Created by military strategist and USAF Colonel John Boyd, OODA stands for Observe-Orient-Decide-Act. Quoting from Wikipedia,
According to Boyd, decision-making occurs in a recurring cycle of observe-orient-decide-act. An entity (whether an individual or an organization) that can process this cycle quickly, observing and reacting to unfolding events [...], can gain the advantage.
The speed and agility of the decision-making loop is key.
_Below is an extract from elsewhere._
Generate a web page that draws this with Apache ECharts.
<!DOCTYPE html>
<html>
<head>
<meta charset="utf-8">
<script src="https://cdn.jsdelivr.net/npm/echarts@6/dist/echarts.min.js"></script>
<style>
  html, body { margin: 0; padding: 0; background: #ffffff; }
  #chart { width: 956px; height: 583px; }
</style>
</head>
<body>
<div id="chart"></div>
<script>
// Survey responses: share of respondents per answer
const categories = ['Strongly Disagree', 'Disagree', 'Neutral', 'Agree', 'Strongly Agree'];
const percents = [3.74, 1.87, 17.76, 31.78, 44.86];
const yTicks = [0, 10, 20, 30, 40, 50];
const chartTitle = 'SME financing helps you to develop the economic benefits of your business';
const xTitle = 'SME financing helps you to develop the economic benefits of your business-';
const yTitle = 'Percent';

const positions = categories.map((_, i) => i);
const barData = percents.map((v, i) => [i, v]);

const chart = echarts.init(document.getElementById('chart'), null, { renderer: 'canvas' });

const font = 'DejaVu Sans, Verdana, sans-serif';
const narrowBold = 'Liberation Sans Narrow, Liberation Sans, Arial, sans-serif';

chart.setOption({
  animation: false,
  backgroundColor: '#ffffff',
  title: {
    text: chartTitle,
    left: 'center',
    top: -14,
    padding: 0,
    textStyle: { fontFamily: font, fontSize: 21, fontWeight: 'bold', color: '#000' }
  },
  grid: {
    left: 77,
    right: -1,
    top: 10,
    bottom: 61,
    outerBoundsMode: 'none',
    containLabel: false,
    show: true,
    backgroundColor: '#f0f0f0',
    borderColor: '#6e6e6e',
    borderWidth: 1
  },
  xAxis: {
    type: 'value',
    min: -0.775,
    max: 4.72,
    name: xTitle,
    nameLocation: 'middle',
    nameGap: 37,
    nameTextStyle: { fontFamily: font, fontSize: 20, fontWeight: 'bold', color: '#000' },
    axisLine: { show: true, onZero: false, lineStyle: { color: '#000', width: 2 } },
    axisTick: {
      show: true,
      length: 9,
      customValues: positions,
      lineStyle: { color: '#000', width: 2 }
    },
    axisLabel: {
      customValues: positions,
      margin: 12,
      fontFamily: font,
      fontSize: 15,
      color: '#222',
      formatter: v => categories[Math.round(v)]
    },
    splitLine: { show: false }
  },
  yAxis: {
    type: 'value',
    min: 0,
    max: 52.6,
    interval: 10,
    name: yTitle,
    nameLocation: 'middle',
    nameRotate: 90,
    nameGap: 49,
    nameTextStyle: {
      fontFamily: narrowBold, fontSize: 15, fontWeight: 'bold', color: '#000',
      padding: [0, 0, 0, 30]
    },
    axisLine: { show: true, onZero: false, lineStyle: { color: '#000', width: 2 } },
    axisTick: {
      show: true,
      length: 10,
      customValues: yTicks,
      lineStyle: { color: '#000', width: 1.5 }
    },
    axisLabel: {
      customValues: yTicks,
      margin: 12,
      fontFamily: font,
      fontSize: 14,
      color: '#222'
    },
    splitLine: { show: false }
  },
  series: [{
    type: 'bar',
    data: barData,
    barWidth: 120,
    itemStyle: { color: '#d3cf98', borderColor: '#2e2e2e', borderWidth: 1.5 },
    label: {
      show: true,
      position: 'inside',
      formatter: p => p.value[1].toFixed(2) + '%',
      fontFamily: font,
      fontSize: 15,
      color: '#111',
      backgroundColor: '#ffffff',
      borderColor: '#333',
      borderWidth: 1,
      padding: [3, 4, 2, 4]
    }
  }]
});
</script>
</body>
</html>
The greater the body of information that can be brought to bear quickly to orient one’s decisions, the more productive each action will be.
Different team members need different information to orient themselves.
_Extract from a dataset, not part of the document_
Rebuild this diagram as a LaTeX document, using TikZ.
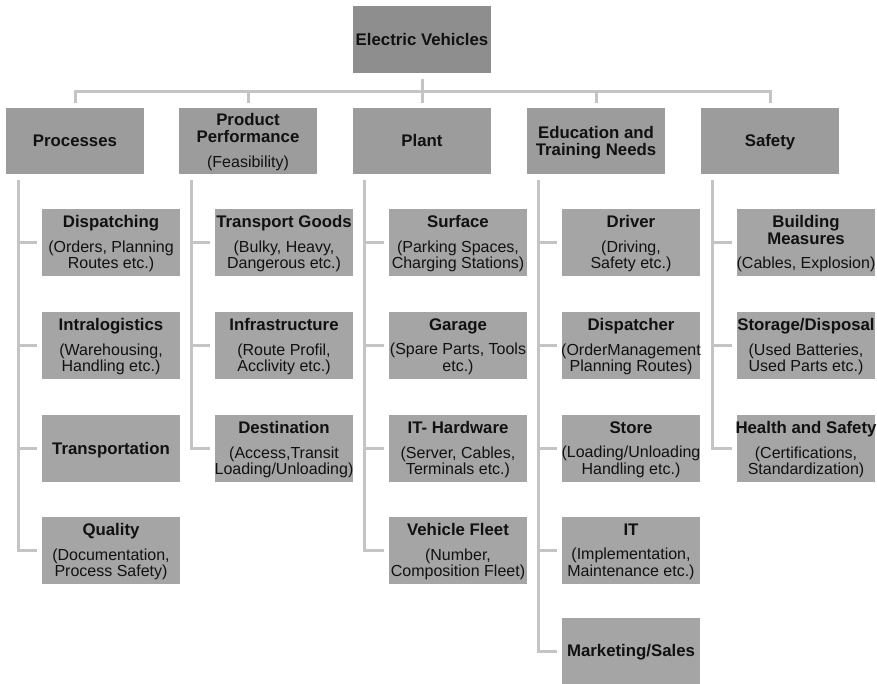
\documentclass[tikz,border=0pt]{standalone}
\usepackage{fontspec}
\setmainfont{Liberation Sans}
\definecolor{topfill}{HTML}{8E8E8E}
\definecolor{midfill}{HTML}{9C9C9C}
\definecolor{leaffill}{HTML}{A5A5A5}
\definecolor{linec}{HTML}{C4C4C4}
\definecolor{txt}{HTML}{111111}
\newcommand\boxtitle[1]{{\fontsize{16.8}{17}\selectfont\bfseries #1}}
\newcommand\boxtext[1]{\makebox[0pt]{\raisebox{-2pt}[\height][\depth]{\begin{tabular}{@{}c@{}}#1\end{tabular}}}}
\tikzset{
  box/.style={anchor=north west, inner sep=0pt, outer sep=0pt, minimum width=138pt, minimum height=67pt, text=txt, font=\fontsize{16}{16.2}\selectfont},
  topbox/.style={box, fill=topfill},
  catbox/.style={box, fill=midfill, minimum height=66pt},
  leafbox/.style={box, fill=leaffill},
  conn/.style={draw=linec, line width=3pt},
}
\renewcommand\arraystretch{1}
\begin{document}
\begin{tikzpicture}[x=1pt,y=-1pt]
\useasboundingbox[fill=white] (0,0) rectangle (877,684);
% top
\node[topbox] (ev) at (353,6) {\boxtext{\boxtitle{Electric Vehicles}}};
% categories
\node[catbox] (proc) at (6,108) {\boxtext{\boxtitle{Processes}}};
\node[catbox] (perf) at (179,108) {\boxtext{\boxtitle{Product}\\\boxtitle{Performance}\\[8pt](Feasibility)}};
\node[catbox] (plant) at (353,108) {\boxtext{\boxtitle{Plant}}};
\node[catbox] (edu) at (527,108) {\boxtext{\boxtitle{Education and}\\\boxtitle{Training Needs}}};
\node[catbox] (safe) at (701,108) {\boxtext{\boxtitle{Safety}}};
% Processes
\node[leafbox] (disp) at (42,209) {\boxtext{\boxtitle{Dispatching}\\[8pt](Orders, Planning\\Routes etc.)}};
\node[leafbox] (intra) at (42,312) {\boxtext{\boxtitle{Intralogistics}\\[8pt](Warehousing,\\Handling etc.)}};
\node[leafbox] (transp) at (42,415) {\boxtext{\boxtitle{Transportation}}};
\node[leafbox] (qual) at (42,517) {\boxtext{\boxtitle{Quality}\\[8pt](Documentation,\\Process Safety)}};
% Product Performance
\node[leafbox] (goods) at (215,209) {\boxtext{\boxtitle{Transport Goods}\\[8pt](Bulky, Heavy,\\Dangerous etc.)}};
\node[leafbox] (infra) at (215,312) {\boxtext{\boxtitle{Infrastructure}\\[8pt](Route Profil,\\Acclivity etc.)}};
\node[leafbox] (dest) at (215,415) {\boxtext{\boxtitle{Destination}\\[8pt](Access,Transit\\Loading/Unloading)}};
% Plant
\node[leafbox] (surf) at (389,209) {\boxtext{\boxtitle{Surface}\\[8pt](Parking Spaces,\\Charging Stations)}};
\node[leafbox] (garage) at (389,312) {\boxtext{\boxtitle{Garage}\\[8pt](Spare Parts, Tools\\etc.)}};
\node[leafbox] (ithw) at (389,415) {\boxtext{\boxtitle{IT- Hardware}\\[8pt](Server, Cables,\\Terminals etc.)}};
\node[leafbox] (fleet) at (389,517) {\boxtext{\boxtitle{Vehicle Fleet}\\[8pt](Number,\\Composition Fleet)}};
% Education
\node[leafbox] (driver) at (562,209) {\boxtext{\boxtitle{Driver}\\[8pt](Driving,\\Safety etc.)}};
\node[leafbox] (dispr) at (562,312) {\boxtext{\boxtitle{Dispatcher}\\[8pt](OrderManagement\\Planning Routes)}};
\node[leafbox] (store) at (562,415) {\boxtext{\boxtitle{Store}\\[8pt](Loading/Unloading\\Handling etc.)}};
\node[leafbox] (it) at (562,517) {\boxtext{\boxtitle{IT}\\[8pt](Implementation,\\Maintenance etc.)}};
\node[leafbox, minimum height=66pt] (mkt) at (562,618) {\boxtext{\boxtitle{Marketing/Sales}}};
% Safety
\node[leafbox] (build) at (737,209) {\boxtext{\boxtitle{Building}\\\boxtitle{Measures}\\[8pt](Cables, Explosion)}};
\node[leafbox] (stor) at (737,312) {\boxtext{\boxtitle{Storage/Disposal}\\[8pt](Used Batteries,\\Used Parts etc.)}};
\node[leafbox] (health) at (737,415) {\boxtext{\boxtitle{Health and Safety}\\[8pt](Certifications,\\Standardization)}};
% top connectors
\coordinate (bus) at (422,92);
\draw[conn, shorten <=6pt, shorten >=5pt] (ev.south) -- (plant.north);
\draw[conn, shorten <=5pt, shorten >=5pt] (proc.north) |- (bus) -| (safe.north);
\draw[conn, shorten >=5pt] (bus -| perf.north) -- (perf.north);
\draw[conn, shorten >=5pt] (bus -| edu.north) -- (edu.north);
% child connectors
\coordinate (procv) at ([xshift=12pt]proc.south west);
\coordinate (perfv) at ([xshift=12pt]perf.south west);
\coordinate (plantv) at ([xshift=11pt]plant.south west);
\coordinate (eduv) at ([xshift=11pt]edu.south west);
\coordinate (safev) at ([xshift=11pt]safe.south west);
\draw[conn, shorten <=6pt, shorten >=5pt] (procv) |- (qual.west);
\foreach \c in {disp,intra,transp} \draw[conn, shorten >=5pt] (procv |- \c.west) -- (\c.west);
\draw[conn, shorten <=6pt, shorten >=5pt] (perfv) |- (dest.west);
\foreach \c in {goods,infra} \draw[conn, shorten >=5pt] (perfv |- \c.west) -- (\c.west);
\draw[conn, shorten <=6pt, shorten >=5pt] (plantv) |- (fleet.west);
\foreach \c in {surf,garage,ithw} \draw[conn, shorten >=5pt] (plantv |- \c.west) -- (\c.west);
\draw[conn, shorten <=6pt, shorten >=5pt] (eduv) |- (mkt.west);
\foreach \c in {driver,dispr,store,it} \draw[conn, shorten >=5pt] (eduv |- \c.west) -- (\c.west);
\draw[conn, shorten <=6pt, shorten >=5pt] (safev) |- (health.west);
\foreach \c in {build,stor} \draw[conn, shorten >=5pt] (safev |- \c.west) -- (\c.west);
\end{tikzpicture}
\end{document}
- Verification engineers need to observe:
- which tests are passing and failing
- who is doing checkin operations
- what is the historical behavior of each test
- which tests are most likely to detect a bug at a given point in time
- Design engineers need similar metrics:
- which RTL blocks are most likely to see timing failures
- which lines of code have changed the most over time
- which lint warnings represent the most risk in each block
- Managers tend to observe trends and comparisons:
- how has timing improved over the last few weeks
- how many bugs are being filed
- how many tests are passing and failing per week
- which blocks have the most: warnings, timing failures, bug reports, code changes
These lists can be long, but the genius of the OODA model is that it applies to everyone in an organization. The DV Notebook is designed to accelerate all aspects of observing and orienting unfolding events in a design and verification environment. Information is brought together from many sources into customized dashboards. This provides proper context for decisions and actions. Many of the most common actions can be simplified to a single mouse click to initiate debug, file a bug report, rerun a simulation, or browse detailed reports.